I don't have any direct experience with cellulose, but I've read that it is analogous to fiberglass batts.  It has absorbtive qualities that will increase the STC value of a wall (by reducing coupled-cavity-resonance) by 3-6 dB.  That is assuming that the wall is constructed properly, with all penetrations and gaps sealed, which is a BIG "if" in existing construction.  And, in bulk, the stuff is pretty cheap, so it's worth a shot.



Bart

  • Guest
Re: Does Blown in Cellulose work?
« Reply #2 on: March 16, 2006, 10:52:29 PM »
I was charged $3000 for my wall by a contractor- did'nt notice any diff.  He said to read my fine print of the contract- a magnifying glass reveals no guarantee.

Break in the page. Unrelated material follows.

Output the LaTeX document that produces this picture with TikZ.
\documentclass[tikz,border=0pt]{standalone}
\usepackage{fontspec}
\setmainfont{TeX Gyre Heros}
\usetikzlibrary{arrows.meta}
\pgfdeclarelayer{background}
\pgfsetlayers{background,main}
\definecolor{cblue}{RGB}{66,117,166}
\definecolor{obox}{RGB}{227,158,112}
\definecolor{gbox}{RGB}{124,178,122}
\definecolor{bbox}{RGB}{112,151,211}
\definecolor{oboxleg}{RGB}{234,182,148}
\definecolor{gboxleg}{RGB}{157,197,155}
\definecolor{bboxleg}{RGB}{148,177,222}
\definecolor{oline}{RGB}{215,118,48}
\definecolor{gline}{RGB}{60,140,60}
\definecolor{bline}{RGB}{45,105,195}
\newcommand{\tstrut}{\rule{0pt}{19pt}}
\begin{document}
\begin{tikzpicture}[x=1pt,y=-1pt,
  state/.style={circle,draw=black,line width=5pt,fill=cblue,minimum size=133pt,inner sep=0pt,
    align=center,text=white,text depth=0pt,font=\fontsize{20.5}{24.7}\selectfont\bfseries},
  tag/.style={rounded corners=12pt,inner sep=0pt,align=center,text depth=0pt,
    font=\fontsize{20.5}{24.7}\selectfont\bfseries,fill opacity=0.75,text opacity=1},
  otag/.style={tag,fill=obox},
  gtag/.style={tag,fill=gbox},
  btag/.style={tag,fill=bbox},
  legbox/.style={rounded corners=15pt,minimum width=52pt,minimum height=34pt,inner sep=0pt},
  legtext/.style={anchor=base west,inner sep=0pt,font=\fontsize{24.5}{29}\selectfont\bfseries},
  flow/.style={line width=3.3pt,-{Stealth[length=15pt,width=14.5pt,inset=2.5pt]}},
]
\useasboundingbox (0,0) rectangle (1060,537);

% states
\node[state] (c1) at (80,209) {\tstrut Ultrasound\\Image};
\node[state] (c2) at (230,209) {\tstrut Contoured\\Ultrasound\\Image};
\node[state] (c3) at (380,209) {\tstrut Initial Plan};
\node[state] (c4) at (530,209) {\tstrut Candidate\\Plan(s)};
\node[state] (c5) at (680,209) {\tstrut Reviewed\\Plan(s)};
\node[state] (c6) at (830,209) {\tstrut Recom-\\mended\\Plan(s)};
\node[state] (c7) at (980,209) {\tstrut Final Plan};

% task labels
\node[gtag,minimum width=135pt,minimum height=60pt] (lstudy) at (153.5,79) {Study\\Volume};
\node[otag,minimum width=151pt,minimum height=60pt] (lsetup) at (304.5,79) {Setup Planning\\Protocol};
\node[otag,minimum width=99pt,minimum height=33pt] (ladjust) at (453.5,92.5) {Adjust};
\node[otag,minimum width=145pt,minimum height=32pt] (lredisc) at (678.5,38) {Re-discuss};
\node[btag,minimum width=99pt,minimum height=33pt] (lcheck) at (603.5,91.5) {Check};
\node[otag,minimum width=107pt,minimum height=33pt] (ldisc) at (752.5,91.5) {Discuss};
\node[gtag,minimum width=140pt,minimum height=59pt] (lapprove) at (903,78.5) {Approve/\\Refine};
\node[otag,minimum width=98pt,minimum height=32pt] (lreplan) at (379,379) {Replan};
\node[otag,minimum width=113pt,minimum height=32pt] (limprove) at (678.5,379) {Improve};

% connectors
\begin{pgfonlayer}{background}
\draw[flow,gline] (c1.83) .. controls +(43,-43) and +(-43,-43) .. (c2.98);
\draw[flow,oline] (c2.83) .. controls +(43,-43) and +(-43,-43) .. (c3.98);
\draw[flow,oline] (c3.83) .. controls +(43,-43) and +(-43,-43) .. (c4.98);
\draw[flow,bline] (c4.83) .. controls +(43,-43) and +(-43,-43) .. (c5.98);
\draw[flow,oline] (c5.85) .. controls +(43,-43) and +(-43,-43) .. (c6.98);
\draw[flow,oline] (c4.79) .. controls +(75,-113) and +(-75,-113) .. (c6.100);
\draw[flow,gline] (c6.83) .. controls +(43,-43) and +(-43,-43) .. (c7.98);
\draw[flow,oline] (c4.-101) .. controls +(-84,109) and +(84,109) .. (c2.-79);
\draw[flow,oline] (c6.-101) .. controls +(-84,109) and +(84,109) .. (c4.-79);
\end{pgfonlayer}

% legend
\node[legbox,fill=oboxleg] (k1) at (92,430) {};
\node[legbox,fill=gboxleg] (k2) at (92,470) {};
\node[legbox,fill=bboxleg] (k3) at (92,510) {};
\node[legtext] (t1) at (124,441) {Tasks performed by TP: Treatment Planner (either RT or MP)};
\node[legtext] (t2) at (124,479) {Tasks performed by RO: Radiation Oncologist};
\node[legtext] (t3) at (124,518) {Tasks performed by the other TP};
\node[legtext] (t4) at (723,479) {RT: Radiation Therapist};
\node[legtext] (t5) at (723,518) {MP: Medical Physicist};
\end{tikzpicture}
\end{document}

If they won't specify the results, don't do it.

Black Bart


johnbergstromslc

  • Guest
Re: Does Blown in Cellulose work?
« Reply #3 on: March 17, 2006, 12:01:49 AM »
Bart:

See, your wall probably didn't have any kind of sealants and had a lot of gaps and penetrations.  That's why it's better to tear off the old work so you can seal the sucker up before putting in the insulation (if you use fiberglass, you can do the work yourself.)  You can also apply 2 layers of drywall or put up resilient channels to really kill some noise.  

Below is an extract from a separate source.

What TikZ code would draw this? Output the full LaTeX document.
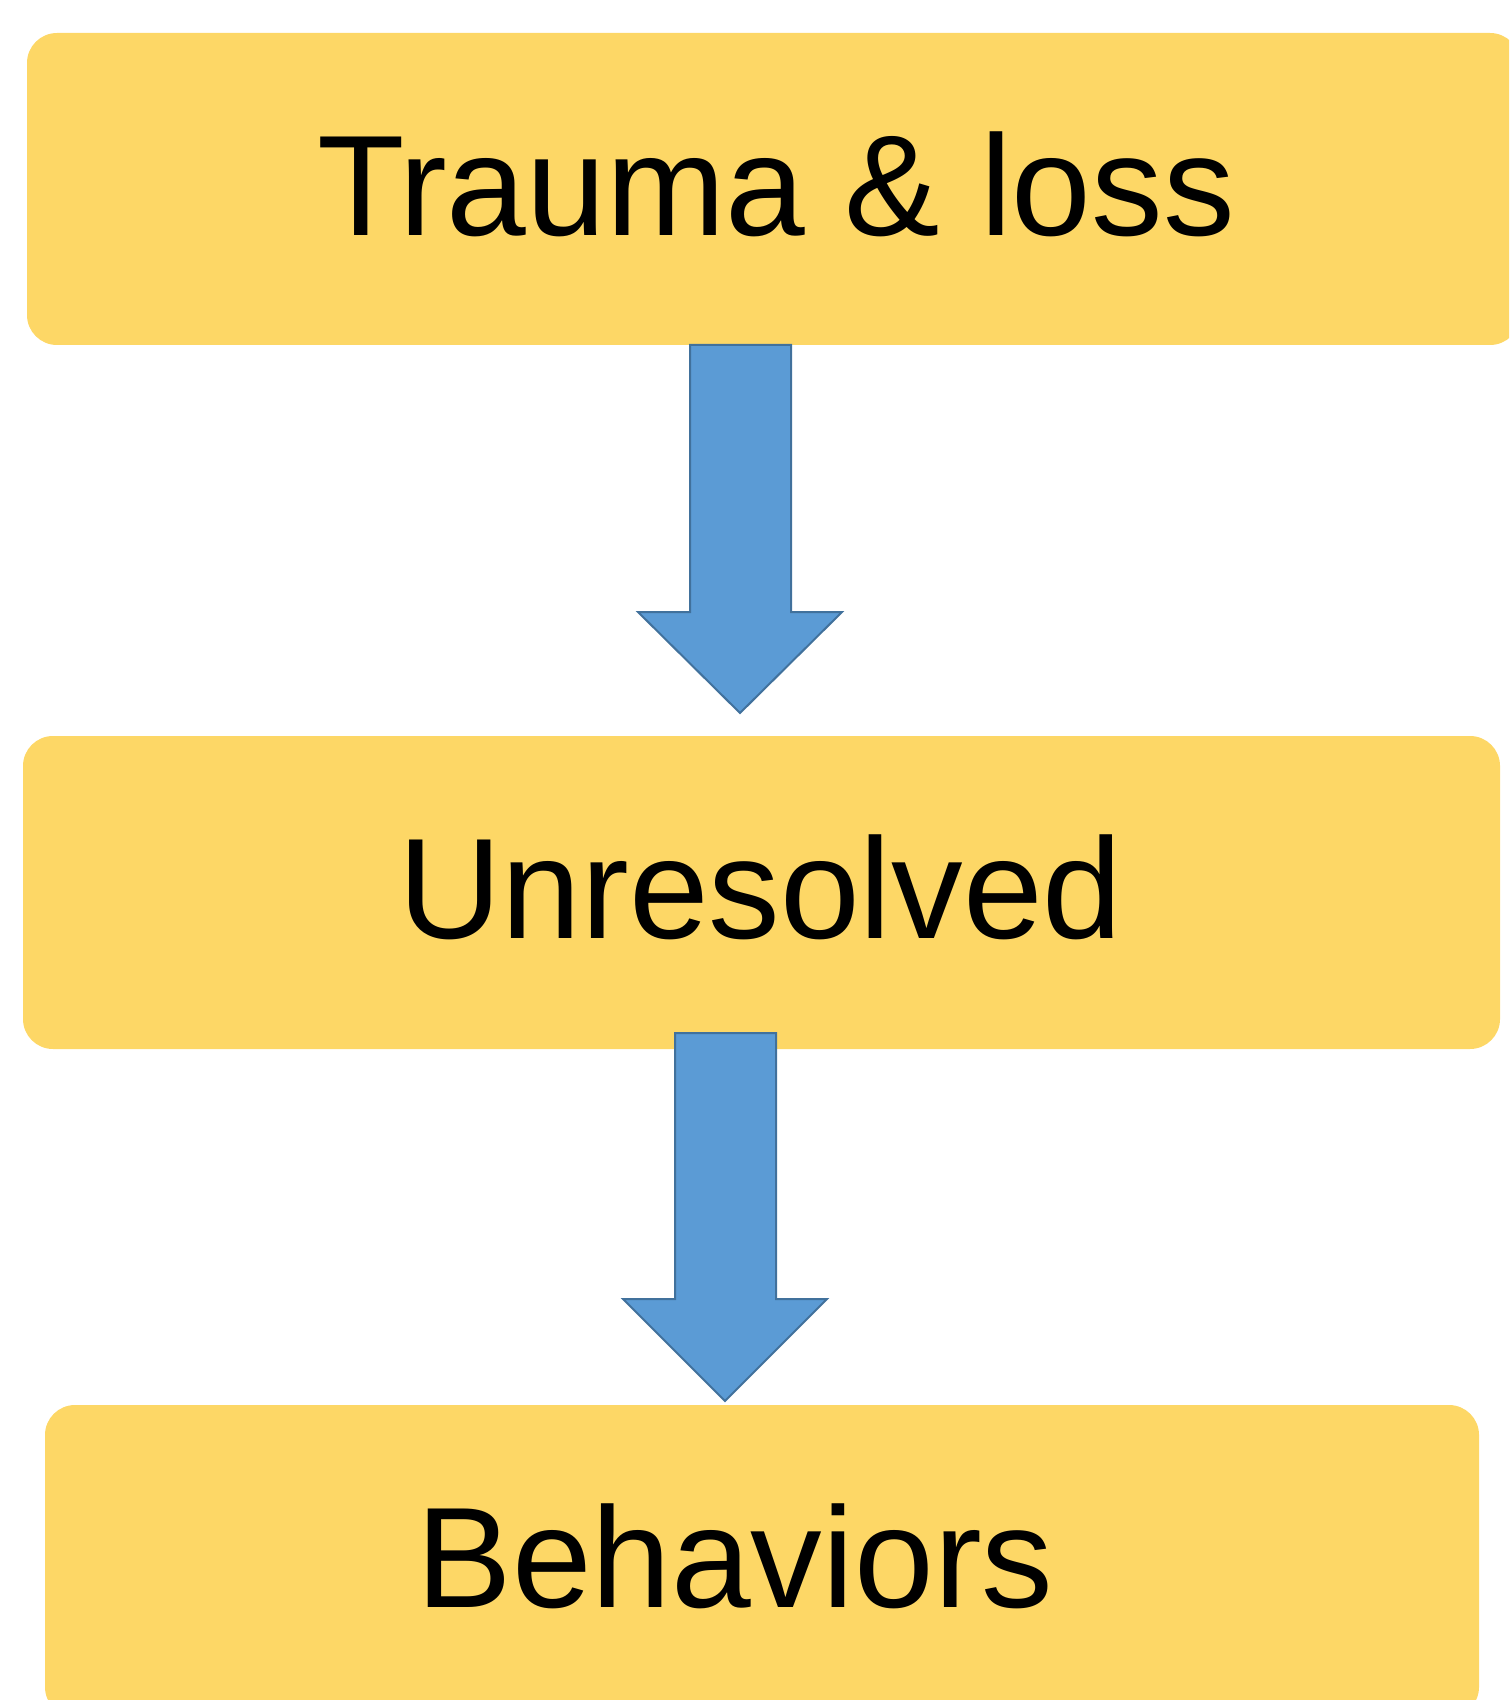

It seems a lot of people think you can just throw something in the wall and magically solve your noise problem.  Obviously not.

supersoundproofing

  • Guest
Re: Does Blown in Cellulose work?
« Reply #4 on: April 02, 2006, 04:33:42 PM »
Another reason it doesn't work is that much of the sound is transfered through the studding (joists), which normally being wood, conducts sound quite readily.  (Metal is slightly better at blocking sound).  So putting material in that airspace, even sound control material , doesn't do anything.

Idal wall and ceiling assemblies are discussed at
http://www.soundproofing.org/treatments_for_sound_control.htm

BJ Nash

skip

  • Guest
Re: Does Blown in Cellulose work?
« Reply #5 on: September 29, 2006, 11:42:43 PM »
FIbre Glass Insullation has been used for  many years as an effective Thermal Barrier. In recent years it has been used as a sound insullation material. Major producers of Fibre Glass have gotton some good results regarding sound in their test labs. However, in the real world; most Fibre Glass installation leave the purchaser expecting better results.

There are now on both the commercial and do it yourself markets newer and better Sound Insullation Materials.

One of them is Ultra Touch a Product manufactured by Bonded Logic.

joel

  • Guest
Re: Does Blown in Cellulose work?
« Reply #6 on: October 03, 2008, 06:59:35 PM »
Here's a quote from the latest cellulose try results i've received:
"I live in Staten Island and had dense cellose packing put into the ceiling it did not work.  Can recommend someone in the staten Island area I can talk to. "

art noxon

  • Guest
Re: Does Blown in Cellulose work?
« Reply #7 on: December 07, 2014, 05:19:54 AM »
See:   http://www.cellulose.org/HomeOwners/Sound_Control_Insulation.php

Cellulose is composed of lots and lots of fine fibers and that's all we need to absorb air born sound.  Cellulose is very lightweight and therefore does not provide any other soundproofing benefit, outside of absorbing airborn sound.  If you added cellulose and it didn't fix the problem, it's not that cellulose doesn't absorb air born sound, it's that the solution to the problem you have does not require air born sound to be absorbed. 

Many soundproofing problems are either due to sound leaks directly thru air gaps or thru wood conducting sound.  Interesting Quiet rock 500 data shows STC 44 for wood studs on 24" centers with QR 500 1/2" sheets on both sides and insulation inside.   Now increase the amount of wood connecting the two surfaces by using studs on 16" centers with insulation inside and you get STC 37.
You lose STC 7 by increasing the amount of wood between the two surfaces by 25%.